My one and only day in Lima started at 1AM when I arrived but my taxi driver didn’t (he had fallen asleep in his car at the airport parking lot) meaning I didn’t get to bed until 3AM then up at 7AM for a day of fundraising meetings ending at midnight followed by a 5AM flight to La Paz Bolivia and then another flight on to Trinidad in the jungle region.

In La Paz I visited our long time partner Sariry and as always was struck by the dire conditions in which the children live in this part of the city. I was still feeling jet-lagged and tired when Elisa (the founder and Alma Bolivia board member) woke me up with the story of her newest kids. They are a family of four kids, ages five to eleven being raised by their mother in a one room shack with no water, toilet or electricity. The mother is away for three or four days at a time selling fish in another city to make money to feed the kids. So essentially the four kids are raising themselves. When the oldest two leave the “home” they lock the youngest two in the shack for safety. That’s when I stopped feeling sorry for myself.

Here in Trinidad on our first evening we had a teacher training session. The teachers from our four communities within a five hour drive came into town for the session. Our teachers all live in the communities where they work but none come from those communities. Most are from Trinidad. For them to leave communities where no one owns a car and make their way here to “Trini” then back to their communities is an ordeal that few Canadians would understand. The dirt roads are often washed out and the first leg is usually on the back of a dirt bike offered up by someone in the community. Because everyone in the communities supports our projects they will do everything possible to keep our teachers in the community and happy. Once they make it to the “highway” they usually arrange a ride in a private minibus or find a ride with anyone related to anyone who knows anyone with a vehicle. Once in Trini they need to have someone to stay with. So the investment they make to attend the training sessions is a big one.

Trinidad itself is how I picture a Garcia Marquez town – a little surreal. From in the plane one sees trees, muddy rivers and smoke. Smoke because they always seem to be burning tracts of the rainforest to “settle” land and plant crops (more on this in future blogs). In the city I am struck by the heat, noise and dirt.
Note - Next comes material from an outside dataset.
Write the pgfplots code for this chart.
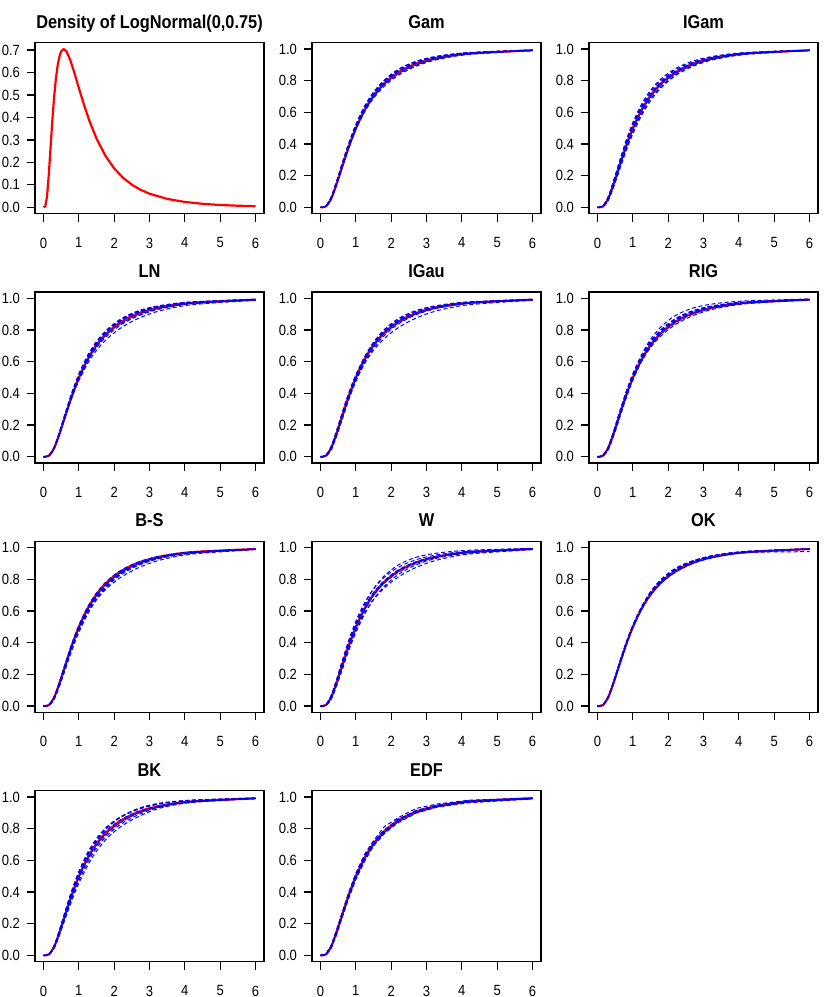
\documentclass[border=0pt]{standalone}
\usepackage{fontspec}
\setmainfont{Liberation Sans}[FakeStretch=0.88]
\usepackage{pgfplots}
\pgfplotsset{compat=1.18}
\usepackage{pgfplotstable}

\definecolor{rred}{RGB}{255,0,0}
\definecolor{rblue}{RGB}{0,0,255}

\pgfplotsset{
  rpanel/.style={
    scale only axis, width=114.5pt, height=85.5pt, anchor=north west,
    xmin=-0.24, xmax=6.24, ymin=-0.04, ymax=1.04,
    xtick={0,1,2,3,4,5,6}, ytick={0,0.2,0.4,0.6,0.8,1},
    xtick pos=bottom, ytick pos=left, tick align=outside,
    major tick length=4pt,
    axis line style={line width=0.7pt},
    every tick/.style={black, line width=0.6pt},
    tick label style={font=\fontsize{7.4}{8}\selectfont},
    /pgf/number format/assume math mode=true,
    yticklabel style={/pgf/number format/fixed, /pgf/number format/fixed zerofill, /pgf/number format/precision=1},
    xticklabel style={yshift=-4.5pt},
    title style={font=\bfseries\fontsize{9.3}{10}\selectfont, at={(0.5,1)}, anchor=base, inner sep=0pt, yshift=1.3pt},
  },
  truecurve/.style={rred, line width=1.1pt, smooth, no markers},
  estcurve/.style={rblue, line width=0.5pt, dash pattern=on 2pt off 1.3pt, smooth, no markers},
}

% true LogNormal(0,0.75) cdf
\pgfplotstableread{
x t
0 0
0.15 0.006
0.3 0.054
0.45 0.144
0.6 0.248
0.8 0.383
1.0 0.500
1.25 0.617
1.5 0.706
1.8 0.783
2.2 0.853
2.7 0.907
3.3 0.944
4.2 0.972
6 0.992
}\truecdf

% estimates lying close to the true curve
\pgfplotstableread{
x g h
0 0 0
0.15 .006 .005
0.3 .056 .050
0.45 .149 .138
0.6 .255 .240
0.8 .392 .371
1.0 .510 .491
1.25 .627 .609
1.5 .715 .697
1.8 .791 .775
2.2 .859 .844
2.7 .911 .900
3.3 .947 .939
4.2 .974 .970
6 .992 .991
}\nearcdf

\pgfplotstableread{
x a b c d e f
0 0 0 0 0 0 0
0.15 .007 .006 .009 .006 .005 .006
0.3 .060 .055 .066 .056 .052 .053
0.45 .156 .146 .163 .148 .140 .142
0.6 .266 .252 .270 .253 .243 .244
0.8 .405 .390 .404 .387 .379 .376
1.0 .524 .510 .518 .502 .498 .490
1.25 .641 .631 .630 .615 .619 .603
1.5 .728 .723 .715 .700 .712 .689
1.8 .802 .802 .789 .774 .793 .764
2.2 .868 .872 .857 .842 .865 .834
2.7 .918 .923 .909 .897 .918 .891
3.3 .951 .955 .945 .937 .952 .933
4.2 .976 .978 .972 .968 .976 .966
6 .993 .994 .992 .991 .994 .990
}\gam

\pgfplotstableread{
x a b c d e f
0 0 0 0 0 0 0
0.15 .008 .004 .007 .005 .009 .003
0.3 .063 .045 .060 .048 .066 .042
0.45 .162 .126 .156 .132 .163 .125
0.6 .275 .221 .266 .230 .270 .226
0.8 .416 .350 .405 .361 .404 .362
1.0 .536 .464 .524 .476 .518 .482
1.25 .653 .581 .641 .593 .630 .604
1.5 .739 .673 .728 .684 .715 .697
1.8 .812 .755 .802 .764 .789 .777
2.2 .876 .831 .868 .838 .857 .849
2.7 .924 .891 .918 .896 .909 .905
3.3 .955 .934 .951 .937 .945 .943
4.2 .978 .966 .976 .968 .972 .972
6 .994 .991 .993 .991 .992 .992
}\igam

\pgfplotstableread{
x a b c d e f
0 0 0 0 0 0 0
0.15 .006 .006 .006 .006 .007 .005
0.3 .055 .053 .052 .056 .060 .052
0.45 .146 .142 .140 .148 .156 .140
0.6 .252 .244 .240 .253 .266 .243
0.8 .390 .376 .369 .387 .405 .379
1.0 .510 .490 .480 .502 .524 .498
1.25 .631 .603 .589 .615 .641 .619
1.5 .723 .689 .672 .700 .728 .712
1.8 .802 .764 .745 .774 .802 .793
2.2 .872 .834 .815 .842 .868 .865
2.7 .923 .891 .875 .897 .918 .918
3.3 .955 .933 .922 .937 .951 .952
4.2 .978 .966 .960 .968 .976 .976
6 .994 .990 .988 .991 .993 .994
}\lnorm

\pgfplotstableread{
x a b c d e f
0 0 0 0 0 0 0
0.15 .006 .003 .005 .006 .009 .005
0.3 .052 .042 .048 .055 .066 .052
0.45 .140 .125 .132 .146 .163 .140
0.6 .240 .226 .230 .252 .270 .243
0.8 .369 .362 .361 .390 .404 .379
1.0 .480 .482 .476 .510 .518 .498
1.25 .589 .604 .593 .631 .630 .619
1.5 .672 .697 .684 .723 .715 .712
1.8 .745 .777 .764 .802 .789 .793
2.2 .815 .849 .838 .872 .857 .865
2.7 .875 .905 .896 .923 .909 .918
3.3 .922 .943 .937 .955 .945 .952
4.2 .960 .972 .968 .978 .972 .976
6 .988 .992 .991 .994 .992 .994
}\igau

\pgfplotstableread{
x a b c d e f
0 0 0 0 0 0 0
0.15 .006 .006 .005 .007 .006 .003
0.3 .056 .055 .052 .060 .053 .042
0.45 .148 .146 .140 .156 .142 .125
0.6 .256 .252 .243 .266 .244 .226
0.8 .397 .390 .379 .405 .376 .362
1.0 .520 .510 .498 .524 .490 .482
1.25 .645 .631 .619 .641 .603 .604
1.5 .740 .723 .712 .728 .689 .697
1.8 .821 .802 .793 .802 .764 .777
2.2 .891 .872 .865 .868 .834 .849
2.7 .939 .923 .918 .918 .891 .905
3.3 .966 .955 .952 .951 .933 .943
4.2 .984 .978 .976 .976 .966 .972
6 .996 .994 .994 .993 .990 .992
}\rig

\pgfplotstableread{
x a b c d e f
0 0 0 0 0 0 0
0.15 .005 .006 .003 .006 .004 .006
0.3 .048 .053 .042 .052 .045 .056
0.45 .132 .142 .125 .140 .126 .148
0.6 .230 .244 .226 .240 .221 .253
0.8 .361 .376 .362 .369 .350 .387
1.0 .476 .490 .482 .480 .464 .502
1.25 .593 .603 .604 .589 .581 .615
1.5 .684 .689 .697 .672 .673 .700
1.8 .764 .764 .777 .745 .755 .774
2.2 .838 .834 .849 .815 .831 .842
2.7 .896 .891 .905 .875 .891 .897
3.3 .937 .933 .943 .922 .934 .937
4.2 .968 .966 .972 .960 .966 .968
6 .991 .990 .992 .988 .991 .991
}\bs

\pgfplotstableread{
x a b c d e f
0 0 0 0 0 0 0
0.15 .008 .004 .006 .006 .009 .003
0.3 .063 .045 .056 .052 .066 .042
0.45 .162 .126 .148 .140 .163 .125
0.6 .275 .221 .256 .240 .270 .226
0.8 .416 .350 .397 .369 .404 .362
1.0 .536 .464 .520 .480 .518 .482
1.25 .653 .581 .645 .589 .630 .604
1.5 .739 .673 .740 .672 .715 .697
1.8 .812 .755 .821 .745 .789 .777
2.2 .876 .831 .891 .815 .857 .849
2.7 .924 .891 .939 .875 .909 .905
3.3 .955 .934 .966 .922 .945 .943
4.2 .978 .966 .984 .960 .972 .972
6 .994 .991 .996 .988 .992 .992
}\weib

\pgfplotstableread{
x a b c d e f
0 0 0 0 0 0 0
0.15 .007 .005 .006 .006 .007 .005
0.3 .058 .050 .056 .052 .057 .053
0.45 .150 .140 .146 .142 .149 .141
0.6 .258 .246 .252 .244 .255 .250
0.8 .392 .380 .390 .378 .385 .386
1.0 .505 .498 .504 .496 .503 .499
1.25 .628 .612 .622 .624 .614 .619
1.5 .722 .700 .716 .718 .704 .711
1.8 .800 .776 .798 .790 .785 .779
2.2 .866 .846 .870 .858 .862 .848
2.7 .915 .902 .918 .913 .917 .904
3.3 .950 .940 .948 .951 .952 .947
4.2 .976 .968 .970 .977 .974 .975
6 .993 .990 .975 .992 .993 .994
}\ok

\pgfplotstableread{
x a b c d e f
0 0 0 0 0 0 0
0.15 .007 .004 .005 .006 .005 .006
0.3 .062 .044 .048 .058 .050 .056
0.45 .160 .126 .134 .152 .138 .148
0.6 .272 .222 .232 .262 .240 .256
0.8 .412 .346 .360 .402 .372 .394
1.0 .530 .455 .472 .522 .488 .512
1.25 .650 .568 .588 .640 .602 .632
1.5 .738 .658 .678 .730 .690 .723
1.8 .814 .740 .757 .808 .768 .804
2.2 .878 .815 .830 .874 .842 .876
2.7 .925 .878 .890 .924 .900 .930
3.3 .958 .930 .936 .957 .940 .962
4.2 .980 .966 .968 .978 .970 .981
6 .994 .990 .991 .993 .992 .994
}\bk

\pgfplotstableread{
x a b c d e f
0 0 0 0 0 0 0
0.15 .008 .004 .006 .005 .007 .003
0.3 .062 .046 .058 .050 .055 .044
0.45 .150 .138 .160 .132 .146 .128
0.6 .240 .254 .262 .236 .250 .230
0.8 .392 .374 .400 .370 .386 .360
1.0 .496 .510 .520 .488 .498 .478
1.25 .632 .610 .640 .600 .626 .596
1.5 .712 .698 .724 .700 .716 .690
1.8 .792 .776 .812 .770 .786 .768
2.2 .846 .864 .870 .838 .860 .850
2.7 .917 .900 .928 .898 .908 .912
3.3 .944 .952 .956 .936 .948 .942
4.2 .978 .968 .980 .964 .974 .972
6 .992 .990 .995 .988 .993 .991
}\edf

% col, row, title, table, extra options for the estimates
\newcommand{\cdfpanel}[5]{%
\begin{axis}[rpanel, at={(#1*138.5pt,-#2*124.67pt)}, title={#3}]
\addplot[truecurve] table[x=x,y=t]{\truecdf};
\addplot[estcurve,#5] table[x=x,y=a]{#4};
\addplot[estcurve,#5] table[x=x,y=b]{#4};
\addplot[estcurve,#5] table[x=x,y=c]{#4};
\addplot[estcurve,#5] table[x=x,y=d]{#4};
\addplot[estcurve,#5] table[x=x,y=e]{#4};
\addplot[estcurve,#5] table[x=x,y=f]{#4};
\addplot[estcurve,#5] table[x=x,y=g]{\nearcdf};
\addplot[estcurve,#5,dash phase=1.5pt] table[x=x,y=h]{\nearcdf};
\end{axis}}

\begin{document}
\begin{tikzpicture}
\path[use as bounding box] (-17.5pt,21.35pt) rectangle (397.5pt,-477.15pt);

\begin{axis}[rpanel, at={(0pt,0pt)}, ymin=-0.0282, ymax=0.7329,
  ytick={0,0.1,0.2,0.3,0.4,0.5,0.6,0.7},
  title={Density of LogNormal(0,0.75)}]
\addplot[rred, line width=1.1pt, line join=round, no markers] coordinates {
(0,0) (0.05,0.0037) (0.1,0.0478) (0.15,0.1447) (0.2,0.2660) (0.25,0.3854)
(0.3,0.4888) (0.35,0.5706) (0.4,0.6305) (0.45,0.6706) (0.5,0.6940)
(0.57,0.7047) (0.65,0.6939) (0.75,0.6589) (0.85,0.6113) (1.0,0.5319)
(1.15,0.4546) (1.3,0.3849) (1.5,0.3064) (1.75,0.2301) (2.0,0.1735)
(2.25,0.1318) (2.5,0.1009) (2.75,0.0779) (3.0,0.0607) (3.5,0.0377)
(4.0,0.0241) (4.5,0.0158) (5.0,0.0106) (5.5,0.0073) (6.0,0.0051)};
\end{axis}

\cdfpanel{1}{0}{Gam}{\gam}{}
\cdfpanel{2}{0}{IGam}{\igam}{}
\cdfpanel{0}{1}{LN}{\lnorm}{}
\cdfpanel{1}{1}{IGau}{\igau}{}
\cdfpanel{2}{1}{RIG}{\rig}{}
\cdfpanel{0}{2}{B-S}{\bs}{}
\cdfpanel{1}{2}{W}{\weib}{}
\cdfpanel{2}{2}{OK}{\ok}{}
\cdfpanel{0}{3}{BK}{\bk}{}
\cdfpanel{1}{3}{EDF}{\edf}{sharp plot}
\end{tikzpicture}
\end{document}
We are clearly in the lowlands of the jungle (from the high altitudes – 12,000 feet – of La Paz) and in a place where motorcycles (dirt bikes) constitute 90% of the traffic and 4by4 pick-up trucks most of the rest.  These small to mid-size dirt bikes weave in and out of the traffic, no one wears a helmet and entire families with as many as five people ride on them. A standard load is two adults with two small children tucked between them. I have been here three times now and I still am shocked to see mothers with babies in their arms riding on the back of dirt bikes.

Outside of Trini is nothing but savannah, jungle and the very small communities (10-150 people) in which we work. Some of these communities are new, settled by people coming from the highlands and essentially given land by the government (there are several competing explanations for why this is), and many are the result of families initially employed on cattle ranches (“estancias”). The indigenous people who make up the largest portion of the population with whom we work are Mojinos. The history of the indigenous people here is interesting because the latest research suggests that some of the first civilizations in South American were in this area.

It is the dry season but when it rains it rains! The rain comes on quickly and pours hard. In the rainy season several of our communities are inaccessible, others can be reached by boat (11-13 hours in a very small tin boat) but I always time my visits to avoid the rainy season! Tomorrow morning we set out at 3AM on the long drive to our first community. We work in seven remote communities and over the next five days we will spend time in all of them and overnight in a few of them.